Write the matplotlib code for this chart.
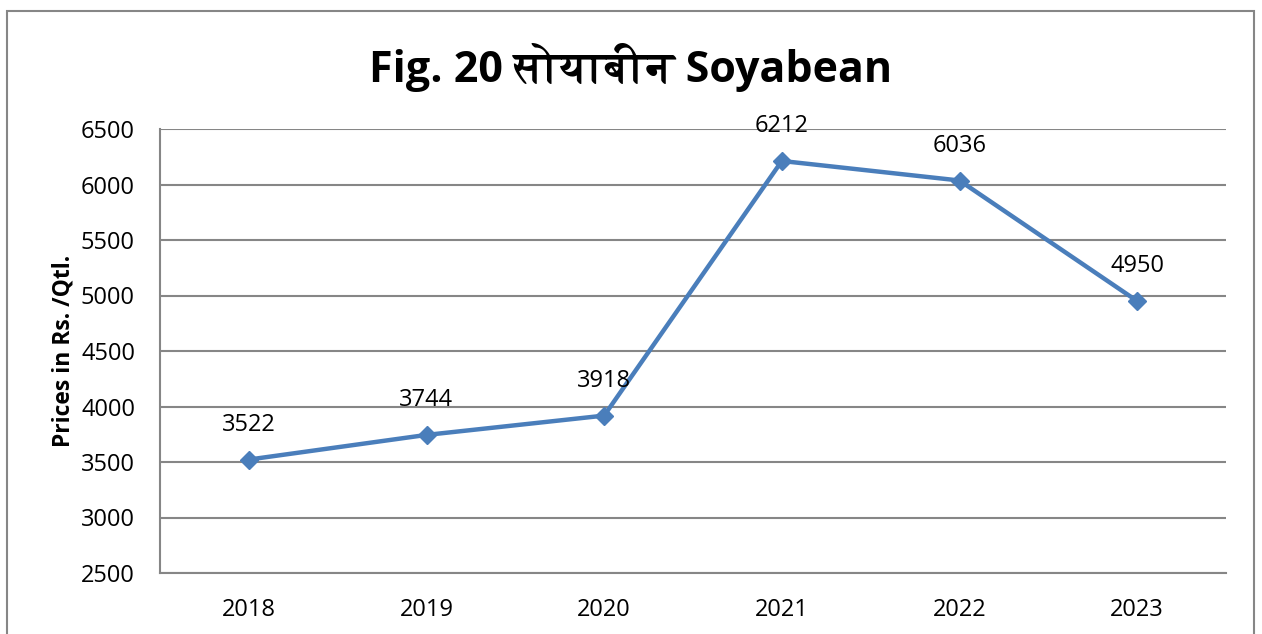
import matplotlib
matplotlib.use("Agg")
import matplotlib.pyplot as plt
from matplotlib import font_manager
from matplotlib.ft2font import FT2Font
from matplotlib.patches import Rectangle

years = ["2018", "2019", "2020", "2021", "2022", "2023"]
prices = [3522, 3744, 3918, 6212, 6036, 4950]
yticks = [2500, 3000, 3500, 4000, 4500, 5000, 5500, 6000, 6500]
title_text = "Fig. 20 सोयाबीन Soyabean"
ylabel_text = "Prices in Rs. /Qtl."

# find a font with Devanagari glyphs, if any
deva = None
for f in font_manager.fontManager.ttflist:
    try:
        ft = FT2Font(f.fname)
        if 0x0938 in ft.get_charmap():
            deva = f.name
            if f.weight in ("bold", 700):
                break
    except Exception:
        pass

base = "Open Sans"
plt.rcParams["font.family"] = [base, "DejaVu Sans"]

W, H = 1262, 634
fig = plt.figure(figsize=(W / 100, H / 100), dpi=100)
ax = fig.add_axes([160 / W, 1 - 573 / H, (1226 - 160) / W, (573 - 129) / H])

grid_c = "#868686"
line_c = "#4A7EBB"

x = list(range(len(years)))
ax.plot(x, prices, color=line_c, lw=3.2, marker="D", ms=9.5, zorder=3,
        solid_joinstyle="round")
for xi, v in zip(x, prices):
    ax.annotate(str(v), (xi, v), xytext=(0, 25), textcoords="offset points",
                ha="center", va="center", fontsize=17, color="black")

ax.set_xlim(-0.5, len(years) - 0.5)
ax.set_ylim(2500, 6500)
ax.set_yticks(yticks)
ax.set_yticklabels([str(t) for t in yticks])
ax.set_xticks(x)
ax.set_xticklabels(years)
ax.tick_params(axis="both", length=0, labelsize=17, colors="black")
ax.tick_params(axis="y", pad=18)
ax.tick_params(axis="x", pad=18)
ax.yaxis.grid(True, color=grid_c, lw=1.5)
ax.set_axisbelow(True)
for s in ["top", "right"]:
    ax.spines[s].set_visible(False)
for s in ["left", "bottom"]:
    ax.spines[s].set_color(grid_c)
    ax.spines[s].set_linewidth(1.5)

ax.set_ylabel(ylabel_text, fontsize=16.5, fontweight="bold", labelpad=4)

fams = [base] + ([deva] if deva else []) + ["DejaVu Sans"]
fig.text(0.5, 1 - 68 / H, title_text, ha="center", va="center",
         fontsize=31, fontweight="bold", family=fams)

fig.patches.append(Rectangle((7 / W, -0.1), (1254 - 7) / W, 1.1 - 11 / H,
                             transform=fig.transFigure, fill=False,
                             edgecolor=grid_c, lw=1.5))

fig.savefig("out.png", dpi=100)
# # #
Repeat the lines exactly as they stand, from the opening line of the data through the line with "from matplotlib.patches import Rectangle". Pictures stay out of the copy.

# SOLUTION FOR THIS TASK:
Write the matplotlib code for this chart.
import matplotlib
matplotlib.use("Agg")
import matplotlib.pyplot as plt
from matplotlib import font_manager
from matplotlib.ft2font import FT2Font
from matplotlib.patches import Rectangle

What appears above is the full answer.